**Exercise details:** Give back every line exactly as it appears, pictures excluded.

**** Material for the task

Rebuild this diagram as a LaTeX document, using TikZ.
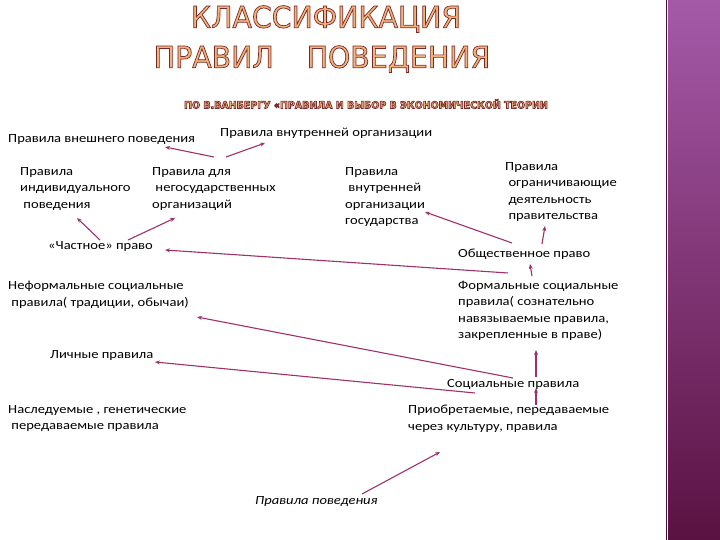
\documentclass[tikz,border=0pt]{standalone}
\usepackage{fontspec}
\setmainfont[FakeStretch=1.17]{Carlito}
\newfontfamily\titlefont[FakeStretch=0.95]{DejaVu Sans}
\usetikzlibrary{arrows.meta}
\definecolor{arr}{HTML}{A0306A}
\definecolor{ttl}{HTML}{F2B27A}
\definecolor{bartop}{HTML}{A55AA8}
\definecolor{barbot}{HTML}{5A1242}
\tikzset{
 txt/.style={anchor=west,align=left,font=\fontsize{12.5}{16.5}\selectfont,inner sep=0pt},
 con/.style={draw=arr,line width=1.1pt,-{Stealth[length=5pt,width=4pt]}},
 ttlnode/.style={inner sep=0pt,text=ttl},
}
\newcommand{\outl}[1]{\special{pdf:literal direct 2 Tr 0.7 w 0.48 0.16 0.16 RG}#1\special{pdf:literal direct 0 Tr}}
\begin{document}
\begin{tikzpicture}[x=1bp,y=-1bp]
\useasboundingbox (0,0) rectangle (720,540);
\shade[top color=bartop, bottom color=barbot] (668,0) rectangle (720,540);
\draw[barbot!80!black,line width=1pt] (666,0) -- (666,540);
\node[ttlnode,font=\titlefont\fontsize{30}{30}\selectfont] (t1) at (326,19) {\outl{КЛАССИФИКАЦИЯ}};
\node[ttlnode,font=\titlefont\fontsize{30}{30}\selectfont] (t2) at (322,59) {\outl{ПРАВИЛ\hspace{1.1em}ПОВЕДЕНИЯ}};
\node[ttlnode,font=\titlefont\bfseries\fontsize{10}{10}\selectfont] (t3) at (366,104) {\outl{ПО В.ВАНБЕРГУ «ПРАВИЛА И ВЫБОР В ЭКОНОМИЧЕСКОЙ ТЕОРИИ}};

\node[txt] (ext) at (8,140) {Правила внешнего поведения};
\node[txt] (int) at (220,133) {Правила внутренней организации};
\node[txt,anchor=north west] (ind) at (20,167) {Правила\\индивидуального\\\ поведения};
\node[txt,anchor=north west] (ngo) at (152,167) {Правила для\\\ негосударственных\\организаций};
\node[txt,anchor=north west] (gos) at (345,167) {Правила\\\ внутренней\\организации\\государства};
\node[txt,anchor=north west] (lim) at (505,162) {Правила\\\ ограничивающие\\\ деятельность\\\ правительства};
\node[txt] (priv) at (48,247) {«Частное» право};
\node[txt] (pub) at (458,254) {Общественное право};
\node[txt,anchor=north west] (inf) at (8,281) {Неформальные социальные\\\ правила( традиции, обычаи)};
\node[txt,anchor=north west] (form) at (458,281) {Формальные социальные\\правила( сознательно\\навязываемые правила,\\закрепленные в праве)};
\node[txt] (pers) at (50,356) {Личные правила};
\node[txt] (soc) at (447,384) {Социальные правила};
\node[txt,anchor=north west] (her) at (8,405) {Наследуемые , генетические\\\ передаваемые правила};
\node[txt,anchor=north west] (acq) at (408,405) {Приобретаемые, передаваемые\\через культуру, правила};
\node[txt,font=\itshape\fontsize{12.5}{16}\selectfont] (beh) at (255,502) {Правила поведения};

\coordinate (c1) at (214,157); \coordinate (c2) at (226,157);
\coordinate (c3) at (100,240); \coordinate (c4) at (128,240);
\coordinate (c5) at (512,243); \coordinate (c6) at (542,244);
\coordinate (c7) at (508,273); \coordinate (c8) at (532,276);
\coordinate (c9) at (513,378); \coordinate (c10) at (536,377);
\coordinate (c11) at (475,393); \coordinate (c12) at (536,405);
\coordinate (c13) at (362,494);

\draw[con] (c1) -- (165,147);
\draw[con] (c2) -- (265,143);
\draw[con] (c3) -- (77,218);
\draw[con] (c4) -- (175,218);
\draw[con] (c5) -- (425,212);
\draw[con] (c6) -- (545,226);
\draw[con] (c7) -- (165,250);
\draw[con] (c8) -- (530,264);
\draw[con] (c9) -- (197,317);
\draw[con] (c10) -- (536,350);
\draw[con] (c11) -- (155,362);
\draw[con] (c12) -- (536,388);
\draw[con] (c13) -- (440,452);
\end{tikzpicture}
\end{document}
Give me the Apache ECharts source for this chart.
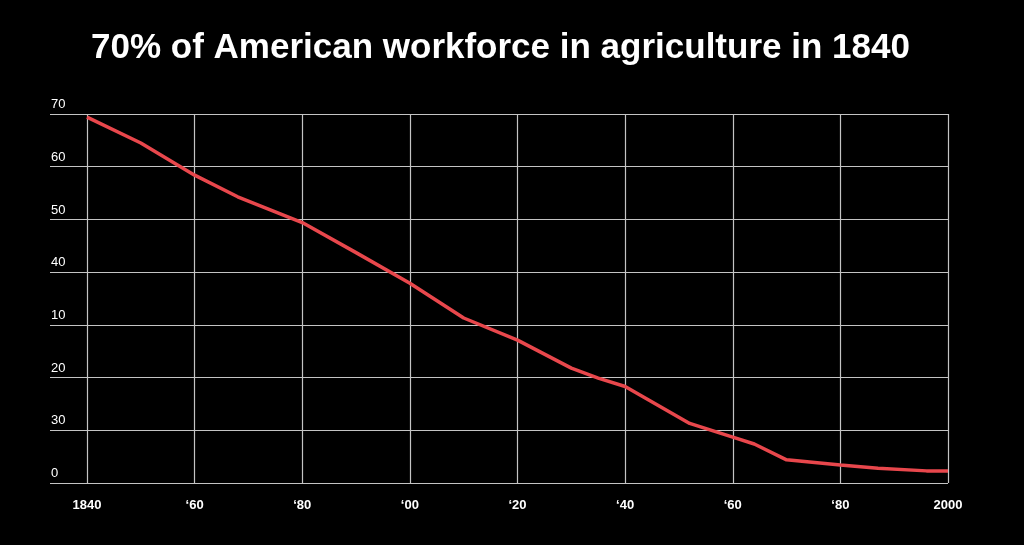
<!DOCTYPE html>
<html>
<head>
<meta charset="utf-8">
<title>American workforce in agriculture</title>
<script src="https://cdn.jsdelivr.net/npm/echarts@6/dist/echarts.min.js"></script>
<style>
    html, body { margin: 0; padding: 0; background: #000; }
    #chart { width: 1024px; height: 545px; }
</style>
</head>
<body>
<div id="chart"></div>
<script>
// years and share of workforce in agriculture (%)
var years = [1840, 1850, 1860, 1868, 1880, 1890, 1900, 1910, 1920, 1930, 1935, 1940, 1952, 1960, 1964, 1970, 1980, 1987, 1996, 2000];
var shares = [69.4, 64.5, 58.4, 54.3, 49.4, 43.7, 37.9, 31.3, 27.1, 21.8, 19.9, 18.3, 11.3, 8.7, 7.4, 4.4, 3.4, 2.8, 2.3, 2.3];

// tick labels as printed in the original (y labels are out of order there)
var yTickLabels = ["0", "30", "20", "10", "40", "50", "60", "70"];
var xTickLabels = ["1840", "\u201860", "\u201880", "\u201800", "\u201820", "\u201840", "\u201860", "\u201880", "2000"];

var gridColor = "#c4c4c4";
var lineColor = "#e8474c";

var chart = echarts.init(document.getElementById("chart"));

var points = [];
for (var i = 0; i < years.length; i++) {
    points.push([years[i], shares[i]]);
}

var option = {
    backgroundColor: "#000",
    animation: false,
    title: {
        text: "70% of American workforce in agriculture in 1840",
        left: 86,
        top: 26,
        textStyle: {
            color: "#fff",
            fontSize: 35,
            fontWeight: "bold",
            fontFamily: "Liberation Sans, Arial, sans-serif"
        }
    },
    grid: [
        { left: 50, right: 76, top: 114, bottom: 62 }, // horizontal lines run wider
        { left: 87, right: 76, top: 114, bottom: 62 }  // data area
    ],
    xAxis: [{
        gridIndex: 0,
        type: "value",
        min: 0,
        max: 1,
        show: false
    }, {
        gridIndex: 1,
        type: "value",
        min: 1840,
        max: 2000,
        interval: 20,
        axisLine: { show: false },
        axisTick: { show: false },
        splitLine: { show: true, lineStyle: { color: gridColor, width: 1.2 } },
        axisLabel: {
            color: "#fff",
            fontSize: 13,
            fontWeight: "bold",
            fontFamily: "Liberation Sans, Arial, sans-serif",
            margin: 16,
            formatter: function (v) {
                return xTickLabels[Math.round((v - 1840) / 20)];
            }
        }
    }],
    yAxis: [{
        gridIndex: 0,
        type: "value",
        min: 0,
        max: 70,
        interval: 10,
        axisLine: { show: false },
        axisTick: { show: false },
        splitLine: { show: true, lineStyle: { color: gridColor, width: 1.2 } },
        axisLabel: {
            inside: true,
            margin: 1,
            verticalAlign: "bottom",
            padding: [0, 0, 3, 0],
            color: "#fff",
            fontSize: 13,
            fontFamily: "Liberation Sans, Arial, sans-serif",
            formatter: function (v) {
                return yTickLabels[Math.round(v / 10)];
            }
        }
    }, {
        gridIndex: 1,
        type: "value",
        min: 0,
        max: 70,
        show: false
    }],
    series: [{
        name: "agriculture",
        type: "line",
        xAxisIndex: 1,
        yAxisIndex: 1,
        data: points,
        symbol: "none",
        lineStyle: { color: lineColor, width: 3.5 }
    }]
};
chart.setOption(option);
</script>
</body>
</html>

********

**Answer for this exercise:**
Rebuild this diagram as a LaTeX document, using TikZ.
\documentclass[tikz,border=0pt]{standalone}
\usepackage{fontspec}
\setmainfont[FakeStretch=1.17]{Carlito}
\newfontfamily\titlefont[FakeStretch=0.95]{DejaVu Sans}
\usetikzlibrary{arrows.meta}
\definecolor{arr}{HTML}{A0306A}
\definecolor{ttl}{HTML}{F2B27A}
\definecolor{bartop}{HTML}{A55AA8}
\definecolor{barbot}{HTML}{5A1242}
\tikzset{
 txt/.style={anchor=west,align=left,font=\fontsize{12.5}{16.5}\selectfont,inner sep=0pt},
 con/.style={draw=arr,line width=1.1pt,-{Stealth[length=5pt,width=4pt]}},
 ttlnode/.style={inner sep=0pt,text=ttl},
}
\newcommand{\outl}[1]{\special{pdf:literal direct 2 Tr 0.7 w 0.48 0.16 0.16 RG}#1\special{pdf:literal direct 0 Tr}}
\begin{document}
\begin{tikzpicture}[x=1bp,y=-1bp]
\useasboundingbox (0,0) rectangle (720,540);
\shade[top color=bartop, bottom color=barbot] (668,0) rectangle (720,540);
\draw[barbot!80!black,line width=1pt] (666,0) -- (666,540);
\node[ttlnode,font=\titlefont\fontsize{30}{30}\selectfont] (t1) at (326,19) {\outl{КЛАССИФИКАЦИЯ}};
\node[ttlnode,font=\titlefont\fontsize{30}{30}\selectfont] (t2) at (322,59) {\outl{ПРАВИЛ\hspace{1.1em}ПОВЕДЕНИЯ}};
\node[ttlnode,font=\titlefont\bfseries\fontsize{10}{10}\selectfont] (t3) at (366,104) {\outl{ПО В.ВАНБЕРГУ «ПРАВИЛА И ВЫБОР В ЭКОНОМИЧЕСКОЙ ТЕОРИИ}};

\node[txt] (ext) at (8,140) {Правила внешнего поведения};
\node[txt] (int) at (220,133) {Правила внутренней организации};
\node[txt,anchor=north west] (ind) at (20,167) {Правила\\индивидуального\\\ поведения};
\node[txt,anchor=north west] (ngo) at (152,167) {Правила для\\\ негосударственных\\организаций};
\node[txt,anchor=north west] (gos) at (345,167) {Правила\\\ внутренней\\организации\\государства};
\node[txt,anchor=north west] (lim) at (505,162) {Правила\\\ ограничивающие\\\ деятельность\\\ правительства};
\node[txt] (priv) at (48,247) {«Частное» право};
\node[txt] (pub) at (458,254) {Общественное право};
\node[txt,anchor=north west] (inf) at (8,281) {Неформальные социальные\\\ правила( традиции, обычаи)};
\node[txt,anchor=north west] (form) at (458,281) {Формальные социальные\\правила( сознательно\\навязываемые правила,\\закрепленные в праве)};
\node[txt] (pers) at (50,356) {Личные правила};
\node[txt] (soc) at (447,384) {Социальные правила};
\node[txt,anchor=north west] (her) at (8,405) {Наследуемые , генетические\\\ передаваемые правила};
\node[txt,anchor=north west] (acq) at (408,405) {Приобретаемые, передаваемые\\через культуру, правила};
\node[txt,font=\itshape\fontsize{12.5}{16}\selectfont] (beh) at (255,502) {Правила поведения};

\coordinate (c1) at (214,157); \coordinate (c2) at (226,157);
\coordinate (c3) at (100,240); \coordinate (c4) at (128,240);
\coordinate (c5) at (512,243); \coordinate (c6) at (542,244);
\coordinate (c7) at (508,273); \coordinate (c8) at (532,276);
\coordinate (c9) at (513,378); \coordinate (c10) at (536,377);
\coordinate (c11) at (475,393); \coordinate (c12) at (536,405);
\coordinate (c13) at (362,494);

\draw[con] (c1) -- (165,147);
\draw[con] (c2) -- (265,143);
\draw[con] (c3) -- (77,218);
\draw[con] (c4) -- (175,218);
\draw[con] (c5) -- (425,212);
\draw[con] (c6) -- (545,226);
\draw[con] (c7) -- (165,250);
\draw[con] (c8) -- (530,264);
\draw[con] (c9) -- (197,317);
\draw[con] (c10) -- (536,350);
\draw[con] (c11) -- (155,362);
\draw[con] (c12) -- (536,388);
\draw[con] (c13) -- (440,452);
\end{tikzpicture}
\end{document}
Give me the Apache ECharts source for this chart.
<!DOCTYPE html>
<html>
<head>
<meta charset="utf-8">
<title>American workforce in agriculture</title>
<script src="https://cdn.jsdelivr.net/npm/echarts@6/dist/echarts.min.js"></script>
<style>
    html, body { margin: 0; padding: 0; background: #000; }
    #chart { width: 1024px; height: 545px; }
</style>
</head>
<body>
<div id="chart"></div>
<script>
// years and share of workforce in agriculture (%)
var years = [1840, 1850, 1860, 1868, 1880, 1890, 1900, 1910, 1920, 1930, 1935, 1940, 1952, 1960, 1964, 1970, 1980, 1987, 1996, 2000];
var shares = [69.4, 64.5, 58.4, 54.3, 49.4, 43.7, 37.9, 31.3, 27.1, 21.8, 19.9, 18.3, 11.3, 8.7, 7.4, 4.4, 3.4, 2.8, 2.3, 2.3];

// tick labels as printed in the original (y labels are out of order there)
var yTickLabels = ["0", "30", "20", "10", "40", "50", "60", "70"];
var xTickLabels = ["1840", "\u201860", "\u201880", "\u201800", "\u201820", "\u201840", "\u201860", "\u201880", "2000"];

var gridColor = "#c4c4c4";
var lineColor = "#e8474c";

var chart = echarts.init(document.getElementById("chart"));

var points = [];
for (var i = 0; i < years.length; i++) {
    points.push([years[i], shares[i]]);
}

var option = {
    backgroundColor: "#000",
    animation: false,
    title: {
        text: "70% of American workforce in agriculture in 1840",
        left: 86,
        top: 26,
        textStyle: {
            color: "#fff",
            fontSize: 35,
            fontWeight: "bold",
            fontFamily: "Liberation Sans, Arial, sans-serif"
        }
    },
    grid: [
        { left: 50, right: 76, top: 114, bottom: 62 }, // horizontal lines run wider
        { left: 87, right: 76, top: 114, bottom: 62 }  // data area
    ],
    xAxis: [{
        gridIndex: 0,
        type: "value",
        min: 0,
        max: 1,
        show: false
    }, {
        gridIndex: 1,
        type: "value",
        min: 1840,
        max: 2000,
        interval: 20,
        axisLine: { show: false },
        axisTick: { show: false },
        splitLine: { show: true, lineStyle: { color: gridColor, width: 1.2 } },
        axisLabel: {
            color: "#fff",
            fontSize: 13,
            fontWeight: "bold",
            fontFamily: "Liberation Sans, Arial, sans-serif",
            margin: 16,
            formatter: function (v) {
                return xTickLabels[Math.round((v - 1840) / 20)];
            }
        }
    }],
    yAxis: [{
        gridIndex: 0,
        type: "value",
        min: 0,
        max: 70,
        interval: 10,
        axisLine: { show: false },
        axisTick: { show: false },
        splitLine: { show: true, lineStyle: { color: gridColor, width: 1.2 } },
        axisLabel: {
            inside: true,
            margin: 1,
            verticalAlign: "bottom",
            padding: [0, 0, 3, 0],
            color: "#fff",
            fontSize: 13,
            fontFamily: "Liberation Sans, Arial, sans-serif",
            formatter: function (v) {
                return yTickLabels[Math.round(v / 10)];
            }
        }
    }, {
        gridIndex: 1,
        type: "value",
        min: 0,
        max: 70,
        show: false
    }],
    series: [{
        name: "agriculture",
        type: "line",
        xAxisIndex: 1,
        yAxisIndex: 1,
        data: points,
        symbol: "none",
        lineStyle: { color: lineColor, width: 3.5 }
    }]
};
chart.setOption(option);
</script>
</body>
</html>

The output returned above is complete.